As part of this mindset strengthening, the swimmer developed a detailed race (and pre-race) plan that clearly defined the processes he was required to execute under race conditions. One of the tasks he was set by his sport psychologist was to practice segments of his race plan every time he had an opportunity in race-related work in the training pool. This was further strengthened by his regular, planned use of visualisation of his race plan, including the all important last 25 metres focus on ‘feeling’ the water pressure in the palm of each hand as he pushed to finish each stroke. He used salt water flotation tanks as the best place to practice his visualisation of the race plan, announcing to his sport psychologist after one of his final flotation sessions before the selection trial, that he could ‘feel’ the water pressure in the palms of his hands when he visualised the last 25 metres of his race plan.


With his self belief at an all time high, he had successfully raced against his regular opponents in the training pool under simulated race conditions.
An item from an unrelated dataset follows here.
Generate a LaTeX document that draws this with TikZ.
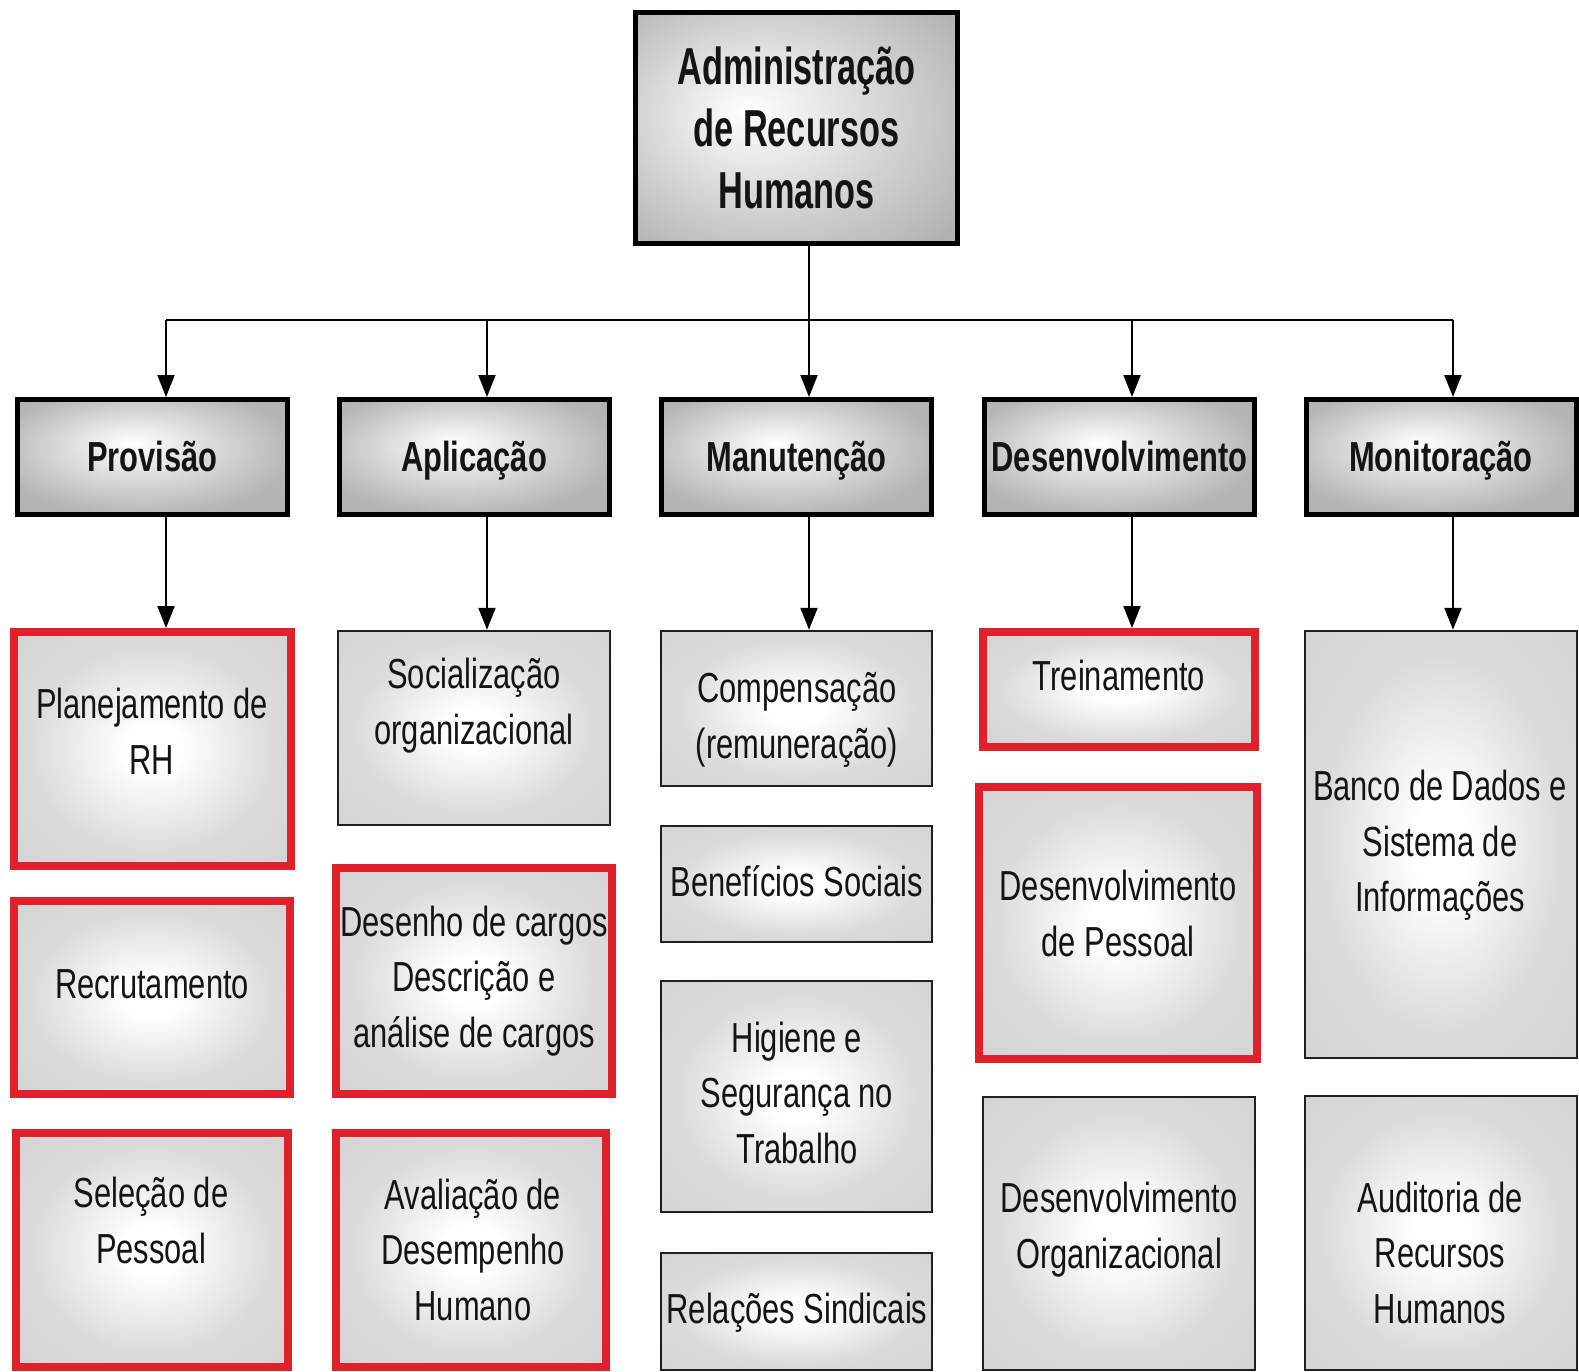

He subsequently swam at the selection trails, posting a personal best time for the 100 freestyle and booking his place at the upcoming Olympic Games. 


At the Games, he won his morning heat in a time that placed him in one of the middle lanes for the afternoon final. He was seeded next to the current World and Olympic champion. He rested as planned between the heat and final, and for some reason decided not to attend practice start training with the starter who was to officiate the final of the 100 freestyle later that afternoon. He was confident in his preparation and race plan and backed his ability to be mentally disciplined during the final race.


As it transpired, his main opponent’s coach did research the starter’s technique and realized how quickly he fired the start pistol after the ‘set’ call. He modified his swimmer’s start between that heat and final to take advantage of the anticipated quick start. At the start of the final of the 100 metres freestyle, he read the quick start style of the official starter and beat all of the others in the race off the blocks. It looked like he had false started, as he had a full body length advantage off the blocks. Our swimmer was still grabbing his starting block thinking that the second start pistol shot would call the false start, as his opponent hit the water. What a disaster!


To the very full credit of the Aussie swimmer, rather than panicking and thrashing through the water trying to make up for his poor start, he stuck exactly to his race plan, swam in his own lane and progressively reeled his opponent in. With 25 metres to go our swimmer kept his stroke length and pulled alongside the Olympic and World champion. In a photo finish (none watching could determine who won) our swimmer was beaten into the silver medal position by 0.4 of a second. The winner broke the Olympic record for the event. Some 30 years later the gold medalist admitted that he still felt guilty, and further that if it had been a clean start, our Aussie swimmer would have won the gold medal.